USAID has launched a $25 million family health program dubbed the Mhuli/Imuli which is a five year package meant to improve the health of Zimbabwean families
By Michael Gwarisa
Speaking at the launch, USAID mission director Stephanie Funk, said the program is a partnership between FHI360 and the USAID and will expand martenal, newborn, child health and family planning services.
“Today is an exiting day. It is exiting because we are celebrating the launch of our new five year $25 million program called Mhuri/Imuli. In English, that means family. USAID is proud to partner with a great team from FHI360 on this program to improve the health for Zimbabwean families, and I have no doubt that we will achieve impressive results,” said Funk.
She added that through a previous family program which was a partnership between MCHIP and USAID which was implemented in Manicaland, they managed to reduce maternal, new-born and child deaths.
“We improved the health of 230, 000 mothers and 1.5 million babies and children in Manicaland and trained over 3, 000 community based health care workers. Our improving Family Planning Services program reached over 650 000 Zimbabweans with comprehensive, voluntary family planning services.
“This new program will build on these achievements. Through this program, USAID and FHI360 will help improve the health and survival of mothers, babies and children in all seven districts of Manicaland through the continuum of care from home, to the community, to primary care facilities and referral hospitals,” said Funk.
She also said they would also use innovative approaches to reach more young women and men with family planning services in all the country’s 10 provinces.
However, despite numerous efforts to improve family lives in Zimbabwe, the country is still struggling with high levels of maternal and child deaths. According to the Zimbabwe Demographic Health Survey (ZDHS) 2015/16 the country showed signs of reduction in maternal mortality since 2010, from 960 to 651 per 100 000 live births, and in under 5 mortality from 84 to 69 deaths per 1000 live births.
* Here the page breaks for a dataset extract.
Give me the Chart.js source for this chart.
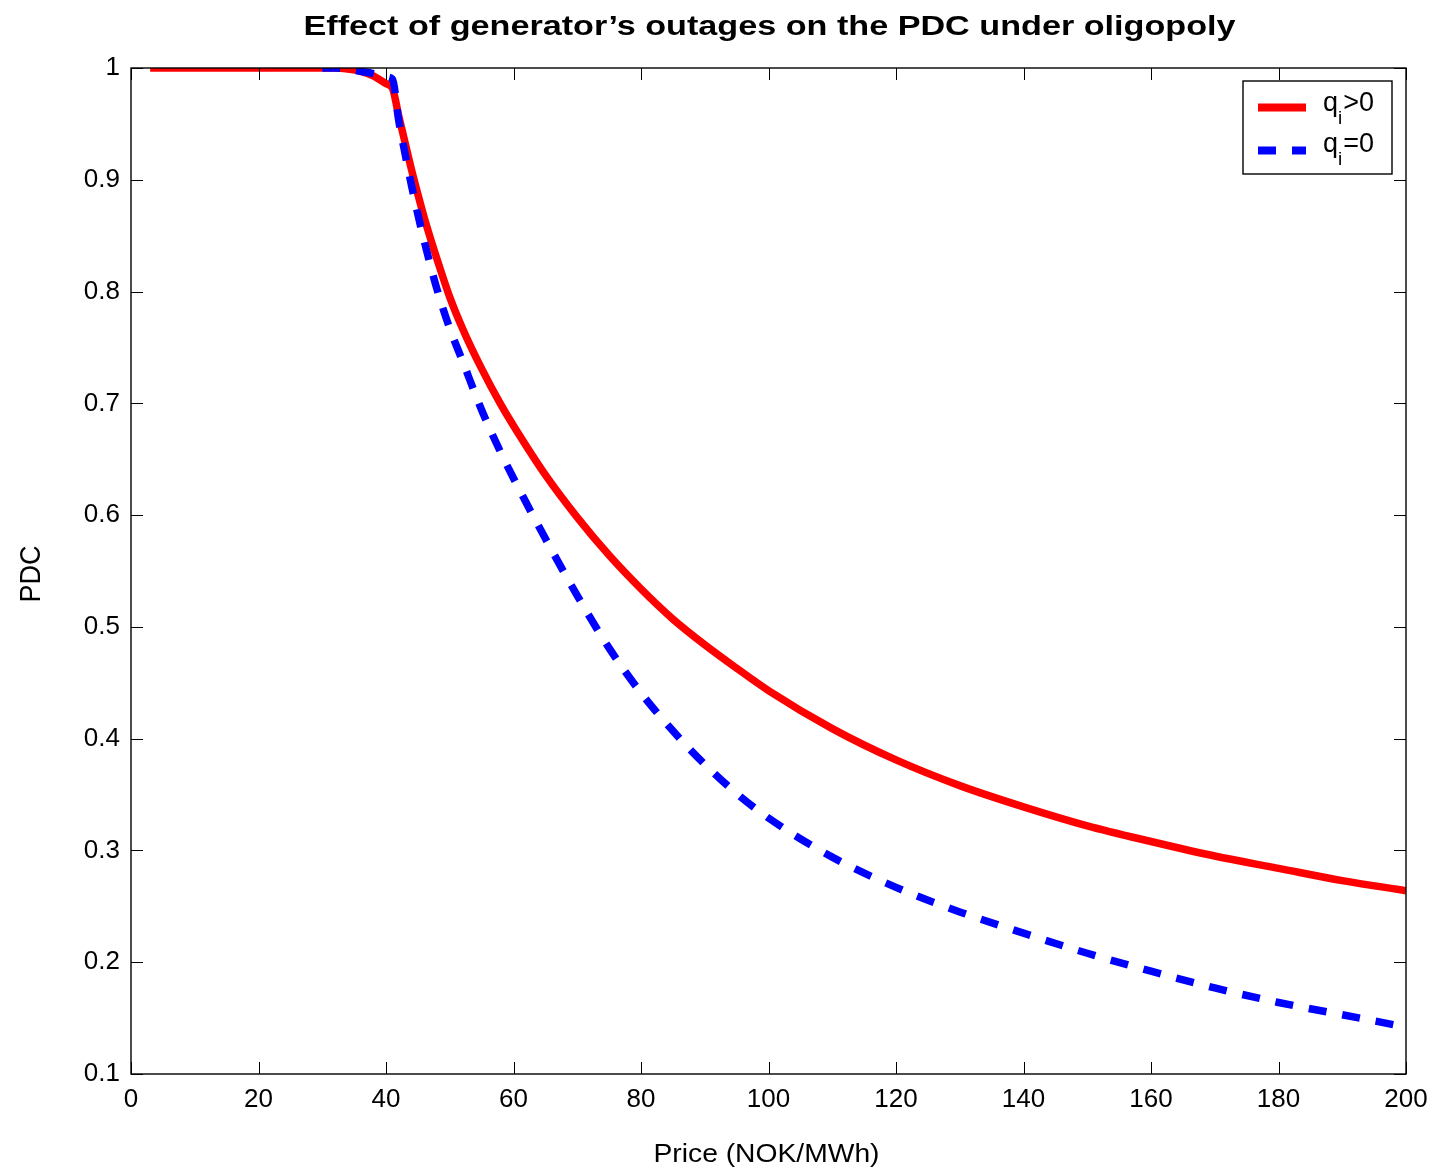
<!DOCTYPE html>
<html>
<head>
<meta charset="utf-8">
<script src="https://cdn.jsdelivr.net/npm/chart.js@4.4.1/dist/chart.umd.min.js"></script>
<style>
  html, body { margin: 0; padding: 0; background: #ffffff; }
  #wrap { width: 1434px; height: 1171px; }
</style>
</head>
<body>
<div id="wrap"><canvas id="c" width="1434" height="1171"></canvas></div>
<script>
// ---- Data ----
const chartTitle = 'Effect of generator\u2019s outages on the PDC under oligopoly';
const xAxisTitle = 'Price (NOK/MWh)';
const yAxisTitle = 'PDC';
const seriesNames = ['q\u1D62>0', 'q\u1D62=0'];
const legendParts = [['q', 'i', '>0'], ['q', 'i', '=0']];

const xTicks = [0, 20, 40, 60, 80, 100, 120, 140, 160, 180, 200];
const yTicks = [0.1, 0.2, 0.3, 0.4, 0.5, 0.6, 0.7, 0.8, 0.9, 1];

// q_i > 0 (red, solid)
const redPrices = [3, 10, 20, 30, 32, 34, 36, 38, 40, 41, 42, 43, 44, 45, 46, 47, 48, 50, 52, 55, 58, 60, 65, 70, 75, 80, 85, 90, 95, 100, 110, 120, 130, 140, 150, 160, 170, 180, 190, 200];
const redPDC    = [1, 1, 1, 1, 1, 0.999, 0.997, 0.993, 0.986, 0.982, 0.957, 0.933, 0.909, 0.887, 0.866, 0.847, 0.829, 0.795, 0.767, 0.731, 0.699, 0.680, 0.636, 0.598, 0.564, 0.534, 0.507, 0.484, 0.463, 0.443, 0.409, 0.381, 0.358, 0.339, 0.322, 0.308, 0.295, 0.284, 0.273, 0.264];

// q_i = 0 (blue, dashed)
const bluePrices = [30, 32, 34, 36, 38, 40, 41, 42, 43, 44, 45, 46, 48, 50, 52, 55, 58, 60, 65, 70, 75, 80, 85, 90, 95, 100, 110, 120, 130, 140, 150, 160, 170, 180, 190, 200];
const bluePDC    = [1, 1, 0.999, 0.997, 0.995, 0.992, 0.99, 0.953, 0.923, 0.895, 0.869, 0.845, 0.802, 0.767, 0.738, 0.694, 0.656, 0.633, 0.579, 0.528, 0.481, 0.441, 0.407, 0.377, 0.351, 0.329, 0.294, 0.267, 0.245, 0.226, 0.208, 0.192, 0.177, 0.164, 0.153, 0.142];

const FONT = "'Liberation Sans', Arial, Helvetica, sans-serif";

function toPoints(xs, ys) { return xs.map((x, i) => ({ x: x, y: ys[i] })); }

function drawStretched(ctx, text, cx, baseline, font, targetW) {
  ctx.save();
  ctx.font = font;
  const w = ctx.measureText(text).width;
  const s = targetW / w;
  ctx.translate(cx, baseline);
  ctx.scale(s, 1);
  ctx.textAlign = 'center';
  ctx.textBaseline = 'alphabetic';
  ctx.fillStyle = '#000';
  ctx.fillText(text, 0, 0);
  ctx.restore();
}

const matlabFrame = {
  id: 'matlabFrame',
  afterDraw(chart) {
    const ctx = chart.ctx;
    const a = chart.chartArea;
    const xs = chart.scales.x, ys = chart.scales.y;
    const tl = 12;
    ctx.save();
    ctx.strokeStyle = '#000';
    ctx.lineWidth = 1;
    ctx.beginPath();
    xs.ticks.forEach(t => {
      const px = Math.round(xs.getPixelForValue(t.value)) + 0.5;
      ctx.moveTo(px, a.bottom); ctx.lineTo(px, a.bottom - tl);
      ctx.moveTo(px, a.top); ctx.lineTo(px, a.top + tl);
    });
    ys.ticks.forEach(t => {
      const py = Math.round(ys.getPixelForValue(t.value)) + 0.5;
      ctx.moveTo(a.left, py); ctx.lineTo(a.left + tl, py);
      ctx.moveTo(a.right, py); ctx.lineTo(a.right - tl, py);
    });
    ctx.stroke();
    ctx.lineWidth = 1.4;
    ctx.strokeRect(a.left, a.top, a.right - a.left, a.bottom - a.top);

    // Titles
    const cx = (a.left + a.right) / 2;
    drawStretched(ctx, chartTitle, cx + 1, 35, 'bold 27px ' + FONT, 932);
    drawStretched(ctx, xAxisTitle, cx - 2, 1162, '26px ' + FONT, 226);
    ctx.save();
    ctx.translate(40, (a.top + a.bottom) / 2 + 3);
    ctx.rotate(-Math.PI / 2);
    ctx.scale(1, 1.1);
    ctx.font = '27px ' + FONT;
    ctx.textAlign = 'center';
    ctx.textBaseline = 'alphabetic';
    ctx.fillStyle = '#000';
    ctx.fillText(yAxisTitle, 0, 0);
    ctx.restore();

    // Legend (inside, top-right)
    const bw = 149, bh = 93;
    const bx = a.right - 14 - bw, by = a.top + 13;
    ctx.fillStyle = '#fff';
    ctx.fillRect(bx, by, bw, bh);
    ctx.lineWidth = 1.4;
    ctx.strokeStyle = '#000';
    ctx.strokeRect(bx, by, bw, bh);
    const ds = chart.data.datasets;
    const rowsLine = [by + 26.5, by + 69.5];
    const rowsText = [by + 30, by + 71];
    for (let i = 0; i < ds.length; i++) {
      ctx.save();
      ctx.strokeStyle = ds[i].borderColor;
      ctx.lineWidth = 8;
      ctx.lineCap = 'butt';
      ctx.setLineDash(ds[i].borderDash || []);
      ctx.beginPath();
      ctx.moveTo(bx + 15, rowsLine[i]);
      ctx.lineTo(bx + 63, rowsLine[i]);
      ctx.stroke();
      ctx.restore();
      const p = legendParts[i];
      let tx = bx + 80;
      ctx.fillStyle = '#000';
      ctx.textAlign = 'left';
      ctx.textBaseline = 'alphabetic';
      ctx.font = '27px ' + FONT;
      ctx.fillText(p[0], tx, rowsText[i]);
      tx += ctx.measureText(p[0]).width;
      ctx.font = '19px ' + FONT;
      ctx.fillText(p[1], tx, rowsText[i] + 13);
      tx += ctx.measureText(p[1]).width + 1;
      ctx.font = '27px ' + FONT;
      ctx.fillText(p[2], tx, rowsText[i]);
    }
    ctx.restore();
  }
};

new Chart(document.getElementById('c'), {
  type: 'line',
  data: {
    datasets: [
      {
        label: seriesNames[0],
        data: toPoints(redPrices, redPDC),
        borderColor: '#ff0000',
        backgroundColor: '#ff0000',
        borderWidth: 7.5,
        pointRadius: 0,
        fill: false,
        cubicInterpolationMode: 'monotone',
        borderJoinStyle: 'round',
        order: 1
      },
      {
        label: seriesNames[1],
        data: toPoints(bluePrices, bluePDC),
        borderColor: '#0000ff',
        backgroundColor: '#0000ff',
        borderWidth: 7.5,
        borderDash: [18, 16],
        borderCapStyle: 'butt',
        pointRadius: 0,
        fill: false,
        cubicInterpolationMode: 'monotone',
        order: 0
      }
    ]
  },
  options: {
    responsive: false,
    animation: false,
    devicePixelRatio: 1,
    layout: { padding: { top: 68, right: 28, left: 0, bottom: 0 } },
    plugins: {
      legend: { display: false },
      title: { display: false },
      tooltip: { enabled: false }
    },
    scales: {
      x: {
        type: 'linear',
        min: xTicks[0],
        max: xTicks[xTicks.length - 1],
        afterBuildTicks: s => { s.ticks = xTicks.map(v => ({ value: v })); },
        afterFit: s => { s.height = 97; s.paddingLeft = 0; s.paddingRight = 0; },
        grid: { display: false, drawTicks: false },
        border: { display: false },
        ticks: {
          padding: 10,
          color: '#000',
          font: { family: FONT, size: 26 },
          maxRotation: 0,
          callback: v => String(v)
        }
      },
      y: {
        type: 'linear',
        min: yTicks[0],
        max: yTicks[yTicks.length - 1],
        afterBuildTicks: s => { s.ticks = yTicks.map(v => ({ value: v })); },
        afterFit: s => { s.width = 131; s.paddingTop = 0; s.paddingBottom = 0; },
        grid: { display: false, drawTicks: false },
        border: { display: false },
        ticks: {
          padding: 11,
          color: '#000',
          font: { family: FONT, size: 26 },
          callback: v => String(Number(v.toFixed(1)))
        }
      }
    }
  },
  plugins: [matlabFrame]
});
</script>
</body>
</html>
Manicaland has the worst health outcomes for children in the country with one in 10 dying before the age of five. The Mhuri/imulu program will ensure critical health services are made available to 1.75 million people in Manicaland, including hard to reach populations.
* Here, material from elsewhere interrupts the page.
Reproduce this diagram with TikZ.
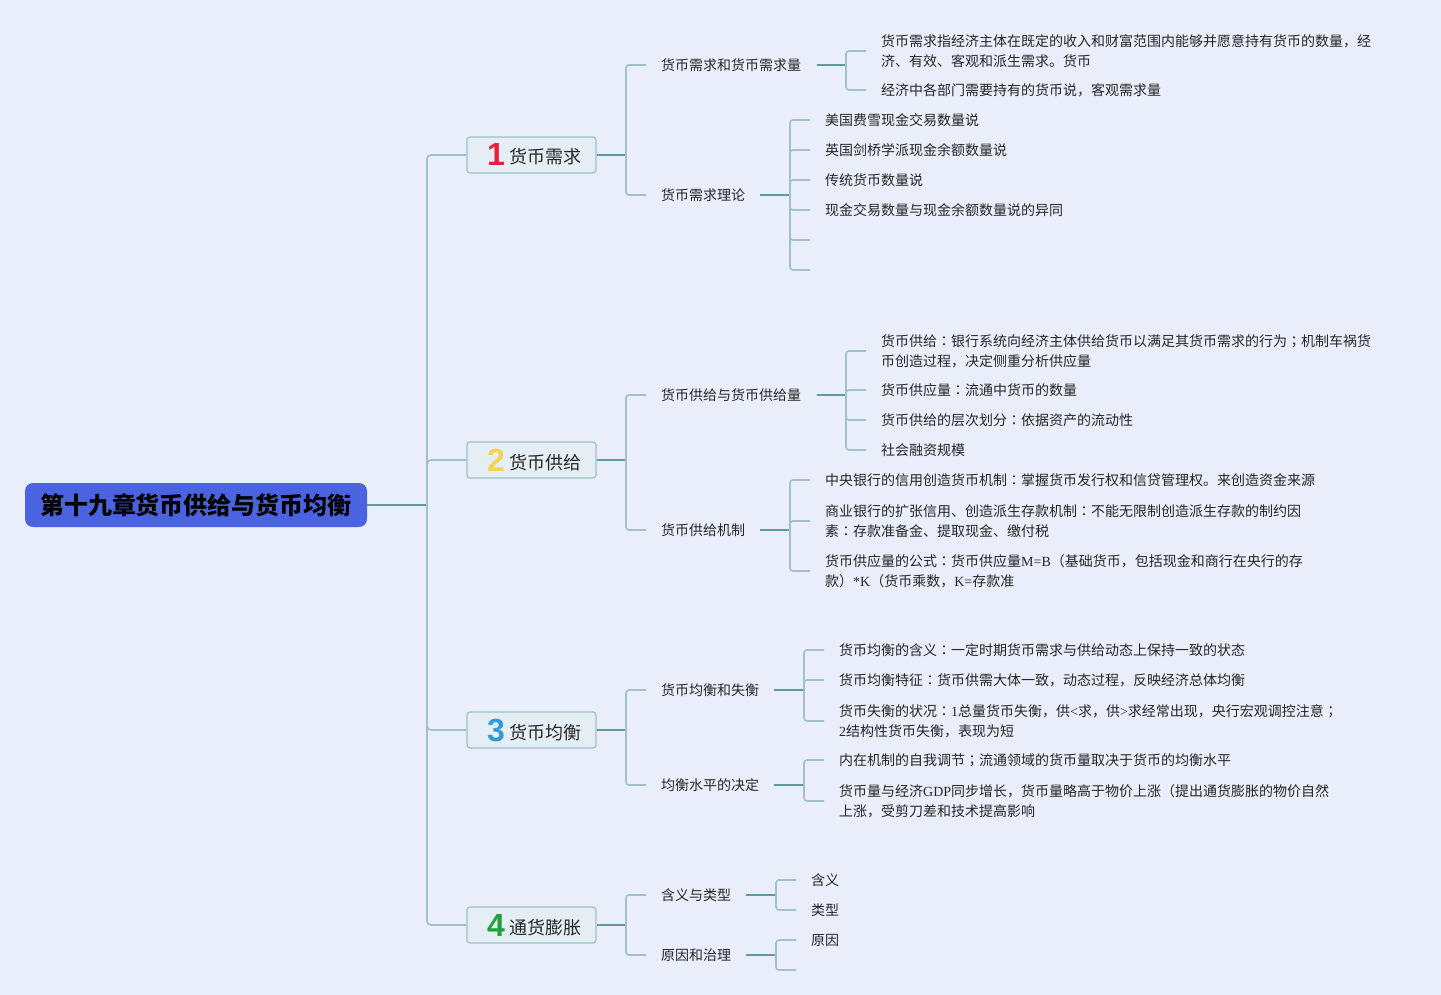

Officiating at the launch, health and Child Care minister Dr David Parirenyatwa said they have set up an audit committee in the ministry of health to interrogate the cause of the maternal and child mortality in Zimbabwe and the Mhuri/Imuli program would go a long way in solving Zimbabwe’s family health problems.
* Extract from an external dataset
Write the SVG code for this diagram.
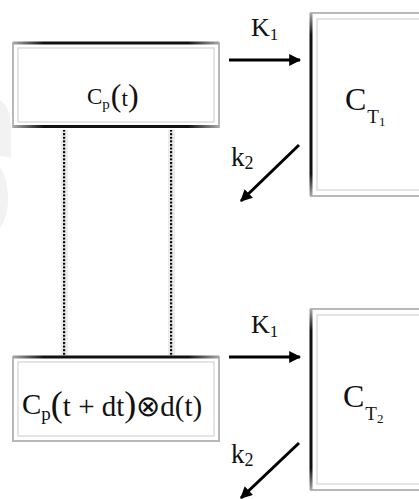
<svg xmlns="http://www.w3.org/2000/svg" width="419" height="499" viewBox="0 0 419 499">
<defs>
  <linearGradient id="hdark" x1="0" y1="0" x2="1" y2="0">
    <stop offset="0" stop-color="#aaa"/>
    <stop offset="0.15" stop-color="#111"/>
    <stop offset="0.85" stop-color="#111"/>
    <stop offset="1" stop-color="#aaa"/>
  </linearGradient>
  <linearGradient id="vdark" x1="0" y1="0" x2="0" y2="1">
    <stop offset="0" stop-color="#aaa"/>
    <stop offset="0.12" stop-color="#111"/>
    <stop offset="0.88" stop-color="#111"/>
    <stop offset="1" stop-color="#aaa"/>
  </linearGradient>
  <marker id="ah" viewBox="0 0 10 10" refX="9" refY="5" markerWidth="4" markerHeight="4" orient="auto" markerUnits="strokeWidth">
    <path d="M0,0 L10,5 L0,10 z" fill="#000"/>
  </marker>
  <pattern id="dotpat" x="0" y="0" width="2" height="3.6" patternUnits="userSpaceOnUse">
    <rect x="0" y="0" width="2" height="2" fill="#000"/>
  </pattern>
</defs>
<style>
  .outer{fill:#fff;stroke:#b8b8b8;stroke-width:2}
  .inner{fill:#fff;stroke:#dcdcdc;stroke-width:1.5}
  .arr{stroke:#000;stroke-width:3;fill:none;marker-end:url(#ah)}
  .t{font-family:"Liberation Serif","Times New Roman",serif;fill:#111}
  .halo{fill:#ececec}
</style>

<path d="M0,100 C7,104 11,114 11,128 L11,158 C8,157 4,156 0,156 Z" fill="#f2f2f2"/>
<path d="M0,168 C5,173 8,186 8,200 C8,211 5,221 0,228 Z" fill="#f2f2f2"/>

<g id="connectors">
  <rect class="halo" x="61" y="130" width="7" height="226"/>
  <rect class="halo" x="168" y="130" width="7" height="226"/>
  <rect x="63" y="130" width="2.2" height="226" fill="url(#dotpat)"/>
  <rect x="170" y="130" width="2.2" height="226" fill="url(#dotpat)"/>
  <line class="arr" x1="229" y1="60" x2="300" y2="60"/>
  <line class="arr" x1="299" y1="145" x2="241" y2="201"/>
  <line class="arr" x1="229" y1="357" x2="300" y2="357"/>
  <line class="arr" x1="299" y1="443" x2="241" y2="498"/>
  <text class="t" x="251" y="36" font-size="26">K<tspan font-size="17" dy="4">1</tspan></text>
  <text class="t" x="231" y="166" font-size="27">k<tspan font-size="18" dy="3">2</tspan></text>
  <text class="t" x="251" y="333" font-size="26">K<tspan font-size="17" dy="4">1</tspan></text>
  <text class="t" x="231" y="463" font-size="27">k<tspan font-size="18" dy="3">2</tspan></text>
</g>

<g id="node-cp">
  <rect class="outer" x="13" y="43" width="206" height="84"/>
  <rect class="inner" x="18" y="48" width="196" height="74"/>
  <rect x="13" y="41.5" width="206" height="3" fill="url(#hdark)"/>
  <rect x="13" y="125" width="206" height="3" fill="url(#hdark)"/>
  <text class="t" x="87" y="104" font-size="23">C<tspan font-size="15" dy="5">p</tspan><tspan font-size="32" dy="-3" dx="1">(</tspan><tspan font-size="23">t</tspan><tspan font-size="32">)</tspan></text>
</g>

<g id="node-ct1">
  <rect class="outer" x="311" y="13" width="112" height="183"/>
  <rect class="inner" x="317" y="19" width="104" height="171"/>
  <rect x="309.5" y="13" width="3" height="183" fill="url(#vdark)"/>
  <text class="t" x="345" y="110" font-size="32">C<tspan font-size="19" dy="13" dx="1">T</tspan><tspan font-size="13" dy="3">1</tspan></text>
</g>

<g id="node-conv">
  <rect class="outer" x="13" y="357" width="206" height="84"/>
  <rect class="inner" x="18" y="362" width="196" height="74"/>
  <rect x="13" y="355.5" width="206" height="3" fill="url(#hdark)"/>
  <text class="t" x="22" y="414" font-size="29">C<tspan font-size="19" dy="6">p</tspan><tspan font-size="36" dy="-4">(</tspan><tspan font-size="29">t + dt</tspan><tspan font-size="36">)</tspan><tspan font-size="29">⊗d(t)</tspan></text>
</g>

<g id="node-ct2">
  <rect class="outer" x="311" y="309" width="112" height="181"/>
  <rect class="inner" x="317" y="315" width="104" height="169"/>
  <rect x="309.5" y="309" width="3" height="181" fill="url(#vdark)"/>
  <text class="t" x="343" y="407" font-size="32">C<tspan font-size="19" dy="13" dx="1">T</tspan><tspan font-size="13" dy="3">2</tspan></text>
</g>
</svg>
“Maternal Newborn Child Health and Family Planning (MNCH-FP) Project, in collaboration with other partners.
“The Ministry of Health and Child Care has the mandate to provide the highest possible level of health care and quality life for all its citizens. This is only possible through the combined efforts of individuals, communities, and contributions and participation, of a myriad of stakeholders, involved in both financing and providing technical support for the improved delivery of health services nationwide,” said Dr Parirenyatwa.
Morbidity and mortality trends in Zimbabwe show that the population is still affected by common preventable diseases and conditions including communicable diseases and complications of pregnancy and childbirth. The Mhuri/Imuli project will respond by supporting my Ministry to improve the health and survival of mothers, young people and children in all seven districts of Manicaland province through the continuum of care, from the home, community, primary care facility and the referral hospital. The project will also support the use of innovative approaches to reach more young women and men with family planning services in all 10 provinces of the country.
“My Ministry has over the past few years reduced what was among the highest maternal mortality in the world, from 960 to 651 per 100,000 live births between 2010 and 2015 Additionally, the neonatal mortality rate which was at 31 per 1,000 live births in 2010 went down by 6.5% to 29/1000 live births in 2015, and Under-5 mortality rate that was as 84 per 1000 live births in 2010 went down by 17.85 % to 69 per 1000 live births.
“Though this achievement is commendable, mortality of mothers and children in Zimbabwe remains a cause for concern.”
He added that traditional health attendants should focus on health awareness while the actual work is conducted by trained midwives.
He also said government is working on modalities to increase remuneration for village health workers and all front line staff.